Die Teile, wo Du über die Musik schreibst oder das Riechen der Mama und das Meer, finde ich gelungen!

Wo ich nicht zustimmen kann: Ein Baby macht sich absolut keine Gedanken, warum.... Es ist selbstverständlich, daß es geliebt und versorgt wird - oder vielmehr: sollte selbstverständlich sein.
Es wundert sich auch nicht, warum die Leute auf es schauen, es ist einfach da und nimmt alles als gegeben hin.
Es fürchtet sich auch erst vor etwas oder jemandem, wenn es einen Grund dazu hat, wenn es sich in der Dunkelheit alleine und verlassen fühlt, dann liegt es nicht an der Dunkelheit, sondern daran, daß es alleine und verlassen irgendwo liegt.
Solange es keine negativen Erfahrungen machen mußte, kennt es keine Furcht.
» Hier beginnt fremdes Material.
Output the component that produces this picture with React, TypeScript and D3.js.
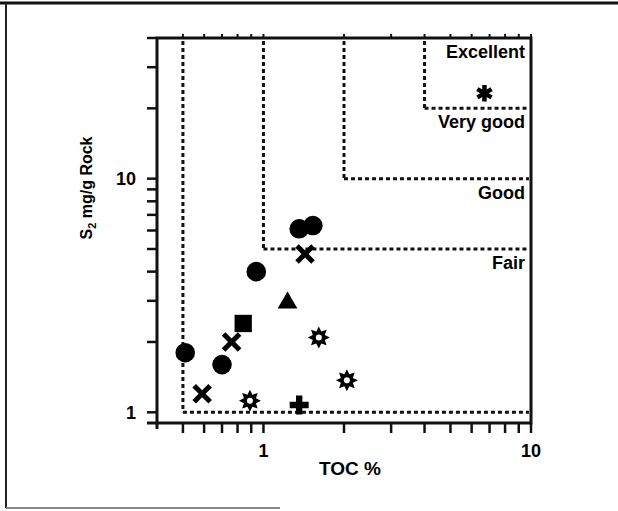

Auch, was das Lernen betrifft: Ein Kind lernt, weil es Freude daran hat - solange sie ihm nicht verdorben wird. Es fragt sich nicht, warum ist das so schwierig. Bevor es Greifen lernt, hat es noch keine Erfahrung mit Greifen und so hat es auch nicht das Gefühl, etwas nicht zusammenzubringen, sondern vielmehr eines Tages das Aha-Erlebnis - "Ach, dafür sind die Hände gut!"

So, ich hoffe, Du fasst meine Kritik nicht falsch auf: Ist keinesfalls böse gemeint. Wollte Dir nur ein Denkanstoß sein... ;)

Liebe Grüße
Susi

 

Tx for the feedback.
Wie gesagt, da liegen in vielem natürlich die Worte des Vaters drin.
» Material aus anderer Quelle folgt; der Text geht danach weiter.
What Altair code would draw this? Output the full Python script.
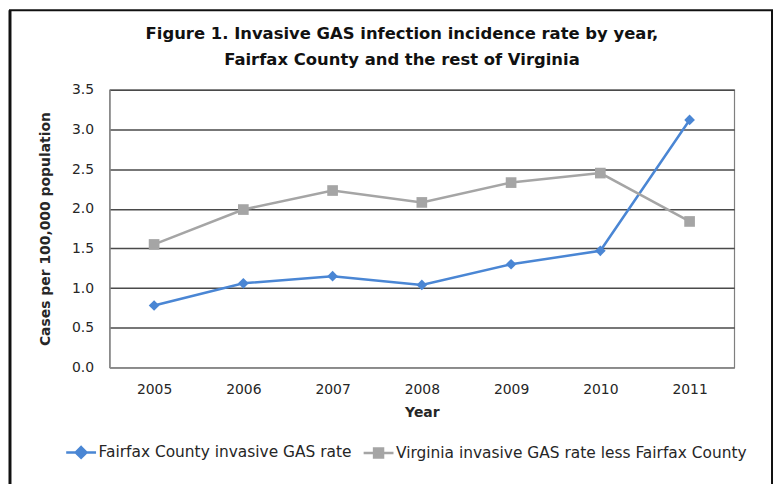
import altair as alt
import pandas as pd

years = ["2005", "2006", "2007", "2008", "2009", "2010", "2011"]
fairfax = [0.78, 1.06, 1.15, 1.04, 1.30, 1.47, 3.12]
virginia = [1.55, 1.99, 2.23, 2.08, 2.33, 2.45, 1.84]
series_names = ["Fairfax County invasive GAS rate",
                "Virginia invasive GAS rate less Fairfax County"]
series_colors = ["#4a86d4", "#a5a5a5"]
series_shapes = ["diamond", "square"]
y_ticks = [0, 0.5, 1.0, 1.5, 2.0, 2.5, 3.0, 3.5]

rows = []
for yr, a, b in zip(years, fairfax, virginia):
    rows.append({"Year": yr, "Series": series_names[0], "Marker": series_shapes[0], "Rate": a})
    rows.append({"Year": yr, "Series": series_names[1], "Marker": series_shapes[1], "Rate": b})
df = pd.DataFrame(rows)

FONT = "DejaVu Sans"
TXT = "#262626"

legend_paths = [
    "M-1,0L1,0M0,-0.36L0.36,0L0,0.36L-0.36,0Z",
    "M-1,0L1,0M-0.3,-0.3L0.3,-0.3L0.3,0.3L-0.3,0.3Z",
]

x_enc = alt.X("Year:O", scale=alt.Scale(type="point", padding=0.5),
              axis=alt.Axis(title="Year", labelAngle=0, ticks=False,
                            labelPadding=15, titlePadding=9))
y_enc = alt.Y("Rate:Q", scale=alt.Scale(domain=[0, 3.5], nice=False),
              axis=alt.Axis(title="Cases per 100,000 population", values=y_ticks,
                            format=".1f", ticks=False, labelPadding=16,
                            titlePadding=19))
color_scale = alt.Scale(domain=series_names, range=series_colors)

shape_expr = (f"datum.value === '{series_names[0]}' ? '{legend_paths[0]}' : "
              f"'{legend_paths[1]}'")
legend = alt.Legend(
    title=None, orient="none", legendX=-45, legendY=348, direction="horizontal",
    labelFont=FONT, labelFontSize=15.5, labelColor=TXT, symbolSize=900,
    symbolStrokeWidth=2.5, labelOffset=1, labelLimit=500,
    symbolType=alt.ExprRef(shape_expr),
    symbolFillColor=alt.ExprRef("scale('color', datum.value)"),
    symbolOpacity=1,
)

base = alt.Chart(df)
lines = base.mark_line(strokeWidth=2.5).encode(
    x=x_enc, y=y_enc,
    color=alt.Color("Series:N", scale=color_scale, legend=legend),
    order=alt.Order("Year:O"),
)
points = base.mark_point(filled=True, opacity=1, size=115).encode(
    x=x_enc, y=y_enc,
    color=alt.Color("Series:N", scale=color_scale, legend=None),
    shape=alt.Shape("Marker:N", scale=None),
)

one = alt.Data(values=[{"k": 1}])
frame_left = alt.Chart(one).mark_rule(color="#111111", strokeWidth=3).encode(
    x=alt.value(-100), y=alt.value(-80), y2=alt.value(400))
frame_top = alt.Chart(one).mark_rule(color="#111111", strokeWidth=2).encode(
    x=alt.value(-101), x2=alt.value(667), y=alt.value(-80))
frame_right = alt.Chart(one).mark_rule(color="#111111", strokeWidth=2).encode(
    x=alt.value(666), y=alt.value(-80), y2=alt.value(400))

chart = alt.layer(lines, points, frame_left, frame_top, frame_right).properties(
    width=628, height=279,
    autosize=alt.AutoSizeParams(type="none"),
    padding={"left": 102, "top": 81, "right": 40, "bottom": 116},
    title=alt.TitleParams(
        ["Figure 1. Invasive GAS infection incidence rate by year,",
         "Fairfax County and the rest of Virginia"],
        font=FONT, fontSize=16.5, fontWeight="bold", color="#111111",
        anchor="middle", dx=-20, lineHeight=26, offset=-60),
).configure_view(stroke="#7f7f7f", strokeWidth=1.2).configure_axis(
    labelFont=FONT, labelFontSize=14, labelColor=TXT,
    titleFont=FONT, titleFontSize=14, titleFontWeight="bold", titleColor=TXT,
    domainColor="#8a8a8a", domainWidth=1.5,
    gridColor="#4a4a4a", gridWidth=1.5,
).configure_axisX(grid=False).configure_legend(columnPadding=6)

chart.save("out.html", embed_options={"renderer": "svg", "actions": False})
Nur mit einem Feedback gehe ich nicht konform.
Ein Kind , selbst ein sehr kleines, macht sich sehr wohl Gedanken, warum.
Das Warum-Alter kommt zwar erst im Kleinkindalter richtig raus, aber diese 'Warum sind alle so gross'-Frage ist vorher schon da. Wenn ein Baby auf dem Boden liegt und seinen Kopf in die Höhe drücken muss , damit er die "grossen" Menschen sehen kann, dann glaube ich doch, dass es die Frage gibt bzw. geben kann. Says my son :-)

Schliesse mich im allgemeinen dem auch an, dass das Warum im Kindesalter kaum ein verzweifelndes ist, sondern eines , um verstehen zu lernen.

Greetings from my son (3J) ::::enay

 

Ein Neugeborener, Säugling mit solchen ausgefeilten Gedanken?
Die Gedankengänge scheinen mir "zu reif" für ein Baby,
Schon ganz klar, dass ein Neugeborenes nicht diese Wortwahl hat.
Meine Meinung: Ein Neugeborenes hat überhaupt keine Wortwahl, da in seinem Kopf noch keine Worte existieren. Ich denke, daß Fühlen und Denken am Anfang des Lebens noch eins sind, Gedankengänge wie in der Geschichte beschrieben können für einen so kleinen Säugling überhaupt nicht existieren, der Text wäre auch nicht realitätsnaher, wenn eine naivere Form gewählt worden wäre.
Mir gefällt die Sprache und die Art und Weise, wie hier versucht wird, die besondere Gefühlswelt eines Babys zu beschreiben, ich halte sie allerdings teilweise für unrealistisch. Ich stimme Häferl in allen Punkten zu, ebenso wenn sie meint, daß ein Neugeborenes sich keine Gedanken über das Warum macht. Bin fest überzeugt, daß man nur dann "Warum?" fragen kann, wenn man das Wort und seine Bedeutung kennt. Rein gefühlsmäßig läßt es sich nicht erfassen.

Vor allem folgende Aussage finde ich wert, daß man sich mal Gedanken darüber macht:

wenn es sich in der Dunkelheit alleine und verlassen fühlt, dann liegt es nicht an der Dunkelheit, sondern daran, daß es alleine und verlassen irgendwo liegt.
Tatsächlich kennen Kinder, die diese Erfahrung nie machen mußten, auch später keine Angst vor der Dunkelheit.

Liebe Grüße

Sav

 

Hallo Enay,

Du hast da schön von Erfahrungen aus einer bestimmten Perspektive berichtet. Dann die Überraschende Wendung mit dem Blatt ... doch mit welchem Inhalt im Text steht sie im Zusammenhang?
Vorallem so, daß der Inhalt dann philosophisch wird?

 

Der Inhalt ist für mich als solches ein wenig philosophisch - das hat nichts mit dem Blatt zu tun.